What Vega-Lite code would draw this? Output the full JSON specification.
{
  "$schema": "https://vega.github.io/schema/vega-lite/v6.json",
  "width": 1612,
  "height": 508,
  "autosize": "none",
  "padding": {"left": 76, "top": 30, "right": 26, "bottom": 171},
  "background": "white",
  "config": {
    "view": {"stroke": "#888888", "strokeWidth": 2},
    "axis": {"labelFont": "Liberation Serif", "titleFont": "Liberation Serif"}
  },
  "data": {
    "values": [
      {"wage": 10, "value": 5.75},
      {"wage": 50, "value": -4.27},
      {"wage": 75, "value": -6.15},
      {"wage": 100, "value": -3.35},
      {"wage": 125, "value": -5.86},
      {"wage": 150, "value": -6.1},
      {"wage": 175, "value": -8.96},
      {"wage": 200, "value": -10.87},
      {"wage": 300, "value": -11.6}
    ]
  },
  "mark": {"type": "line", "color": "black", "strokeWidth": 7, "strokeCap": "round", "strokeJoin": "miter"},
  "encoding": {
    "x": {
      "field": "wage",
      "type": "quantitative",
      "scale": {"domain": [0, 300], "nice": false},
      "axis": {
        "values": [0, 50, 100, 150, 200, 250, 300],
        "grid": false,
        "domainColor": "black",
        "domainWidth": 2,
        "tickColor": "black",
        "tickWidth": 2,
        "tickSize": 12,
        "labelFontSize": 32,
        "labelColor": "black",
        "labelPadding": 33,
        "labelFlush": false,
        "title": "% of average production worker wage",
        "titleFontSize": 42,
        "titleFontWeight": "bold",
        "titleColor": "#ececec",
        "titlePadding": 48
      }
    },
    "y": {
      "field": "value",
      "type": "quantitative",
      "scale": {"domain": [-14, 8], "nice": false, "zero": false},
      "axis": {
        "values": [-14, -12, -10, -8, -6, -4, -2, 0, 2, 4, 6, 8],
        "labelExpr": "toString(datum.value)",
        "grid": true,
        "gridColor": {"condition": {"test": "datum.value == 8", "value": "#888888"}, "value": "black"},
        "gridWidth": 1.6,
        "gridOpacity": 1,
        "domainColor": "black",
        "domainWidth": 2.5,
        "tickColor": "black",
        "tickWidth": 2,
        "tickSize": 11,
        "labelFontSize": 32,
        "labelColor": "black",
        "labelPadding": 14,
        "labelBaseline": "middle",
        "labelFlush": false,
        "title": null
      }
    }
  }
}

# # # #

*EXERCISE OBJECTIVE*
Your task is to print the whole listing again exactly.

*SOLUTION FOR THIS PROBLEM*
What Vega-Lite code would draw this? Output the full JSON specification.
{
  "$schema": "https://vega.github.io/schema/vega-lite/v6.json",
  "width": 1612,
  "height": 508,
  "autosize": "none",
  "padding": {"left": 76, "top": 30, "right": 26, "bottom": 171},
  "background": "white",
  "config": {
    "view": {"stroke": "#888888", "strokeWidth": 2},
    "axis": {"labelFont": "Liberation Serif", "titleFont": "Liberation Serif"}
  },
  "data": {
    "values": [
      {"wage": 10, "value": 5.75},
      {"wage": 50, "value": -4.27},
      {"wage": 75, "value": -6.15},
      {"wage": 100, "value": -3.35},
      {"wage": 125, "value": -5.86},
      {"wage": 150, "value": -6.1},
      {"wage": 175, "value": -8.96},
      {"wage": 200, "value": -10.87},
      {"wage": 300, "value": -11.6}
    ]
  },
  "mark": {"type": "line", "color": "black", "strokeWidth": 7, "strokeCap": "round", "strokeJoin": "miter"},
  "encoding": {
    "x": {
      "field": "wage",
      "type": "quantitative",
      "scale": {"domain": [0, 300], "nice": false},
      "axis": {
        "values": [0, 50, 100, 150, 200, 250, 300],
        "grid": false,
        "domainColor": "black",
        "domainWidth": 2,
        "tickColor": "black",
        "tickWidth": 2,
        "tickSize": 12,
        "labelFontSize": 32,
        "labelColor": "black",
        "labelPadding": 33,
        "labelFlush": false,
        "title": "% of average production worker wage",
        "titleFontSize": 42,
        "titleFontWeight": "bold",
        "titleColor": "#ececec",
        "titlePadding": 48
      }
    },
    "y": {
      "field": "value",
      "type": "quantitative",
      "scale": {"domain": [-14, 8], "nice": false, "zero": false},
      "axis": {
        "values": [-14, -12, -10, -8, -6, -4, -2, 0, 2, 4, 6, 8],
        "labelExpr": "toString(datum.value)",
        "grid": true,
        "gridColor": {"condition": {"test": "datum.value == 8", "value": "#888888"}, "value": "black"},
        "gridWidth": 1.6,
        "gridOpacity": 1,
        "domainColor": "black",
        "domainWidth": 2.5,
        "tickColor": "black",
        "tickWidth": 2,
        "tickSize": 11,
        "labelFontSize": 32,
        "labelColor": "black",
        "labelPadding": 14,
        "labelBaseline": "middle",
        "labelFlush": false,
        "title": null
      }
    }
  }
}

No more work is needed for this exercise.